Our passion is making scientific discoveries and developing new bioengineering approaches for connecting tissue level function to integrated cellular dynamics. We want to understand how we can make the smallest blood vessels in our body. Because of this the microcirculation is a common denominator for most pathological conditions spanning from cancer to myocardial infarction. At the intersection of tissue engineering, biomechanics and physiology, we focus on identifying the cell dynamics involved in how microvascular networks grow and what goes wrong during disease states. Current research projects fall into three categories: Biomimetic Model Development, Basic Science Discovery, and Cell Therapy Testing.

Tissue engineered models have emerged as tools to elucidate the mechanisms involved during angiogenesis, defined as the growth of the smallest blood vessels in our body. A challenge with model development, is the incorporation of physiological complexity that recapitulates in vivo. Consider a real tissue environment with vascular cells, immune cells, nerves, blood vessels, lymphatic vessels, extracellular matrix proteins and more. How can we incorporate all these players? To meet this challenge,  we have developed an innovative ex vivo tissue culture model that enables simultaneous real-time investigation of angiogenesis and lymphangiogenesis. 
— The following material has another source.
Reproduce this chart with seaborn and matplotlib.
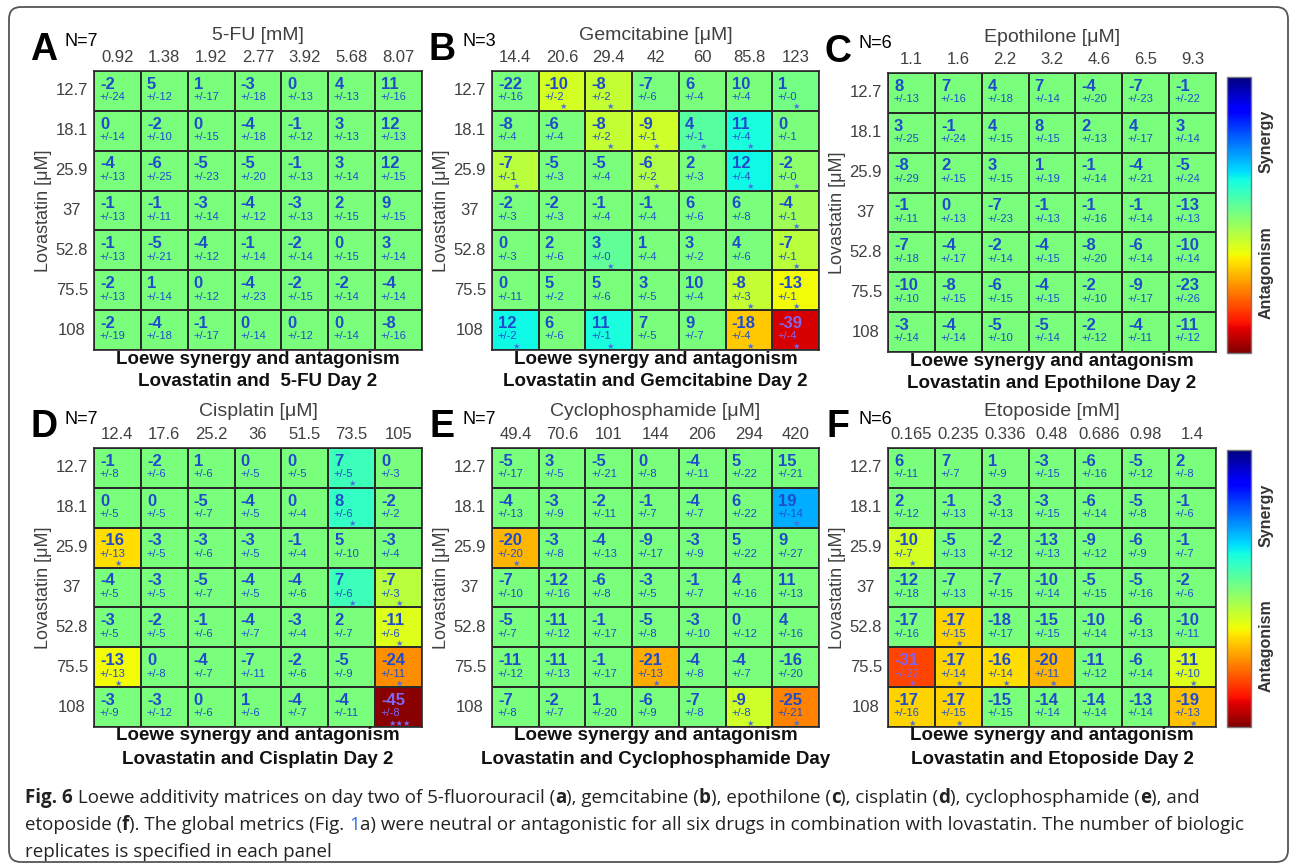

Another application of our novel tissue culture model is cell therapy testing. For example, a challenge in cancer research is the lack of a physiologically responsive in vitro model that allows for investigation of cancer cells in a tissue environment. A model that enables real-time investigation of cancer cell migration, fate, and function during microvascular network growth does not exist. Our new model platform enables screening of molecular treatments on cancer cell migration in real microvascular networks with blood vessels, lymphatic vessels, fibroblasts, macrophages, and extracellular matrix.